Intercultural education… represents one of the essential guidelines for defining the quality of our future, to the extent that the interaction between cultures is not only a political issue, but above all a cultural and cognitive issue.

–Professor Carlina Rinaldi, 2000

I scooped this quote from a colleague’s blog (http://chris.thinnes.me/?p=1429) and just want to unpack it, at risk of singing my same old song again.

Intercultural education (variously also called multicultural education, social justice education and cultural competence education) refers to the intentional practice of those understandings, habits of heart and mind, and skills that help us to learn more deeply and enduringly by cultivating:

  • awareness of self (including one’s cultural frames of reference),
  • presumption of diversity in any engagement with another person or group,
  • recognition of cultural and systemic inequities that privilege some identities over others, and
  • discernment and capacity to effect social change for the mutual benefit of self and community.

… At least that’s one definition I use.

What Rinaldi points out is that while this educational framework, which is rooted in helping kids learn better, is certainly political (see all the debates over academic rigor “versus” multicultural/social justice/intercultural/cultural competence education), it is inherently cultural and cognitive, too.

The very debate over intercultural education is an example of how “the interaction between cultures” is cultural: having to name education as “intercultural” at all is indicative of the normative culture within which this movement is taking place. There is only “intercultural education” because something precedes it, which we refer to simply as “education.” And just like “intercultural education,” this plain old, needs-no-introduction “education” has a particular pedagogy, bias and relationship to other schools of learning and teaching. Yet “education”s position is unique in that its biases are so ingrained in us that they are virtually unapparent. Thus, “education” needs no introduction, no case to be made for it: it is simply the standard, the norm. And “education” gets to be right until an upstart unseats it (and becomes the new generic “education”). Because the forms that education can take are themselves cultural constructs, it is vital that in the debate over different schools of education, we practice precisely those understandings, skills and habits of heart and mind that intercultural education is based on. (I realize that’s circular logic, but I’m willing to stand by it.)

As for cognition, stereotype threat and its effects on learning and educational outcomes (Steele) evidence how “the interaction between cultures” is a critical cognitive issue. At the very minimum, in any learning instance, a student must engage the culture of the teacher and the culture of their subject of study (and sometimes, these coincide). An identification with negative stereotypes in either/both of these cultures does not predict student performance but does consistently correlate with additional physiological and intellectual stress. The energy that a student must divert to managing stereotype threat comes at a cost to their primary task of learning, no matter the outcome on paper. Steele’s research suggests that education that denies any cultural aspect and ramifications of the learning-teaching transaction will continue to lose and shut down students.

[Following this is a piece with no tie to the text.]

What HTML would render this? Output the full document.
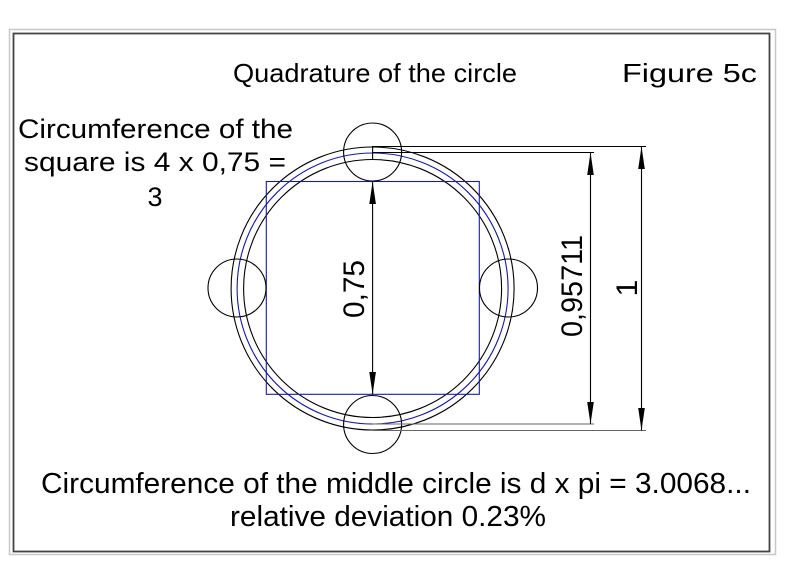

And not all students equally, but particularly and disproportionately those students who identify and are identified outside the dominant culture that defines our generic friend “education”: among them, brown and black boys, girls in the STEM disciplines and students whose learning styles are disabled in traditional classrooms.

Bringing our cognitive faculties to bear on the understanding of culture and cultural interactions (which is at the heart of intercultural education) can not only minimize stereotype threat, it can empower us to unleash the learning and teaching potential of every individual by integrating, rather than stripping them of, the cultural frameworks through which we understand ourselves, the world and each other. All of this suggests that the interaction between cultures is not only political, cultural and cognitive, but whole-person educational, as well.

 

** Thanks to CT for his blog and collegiality.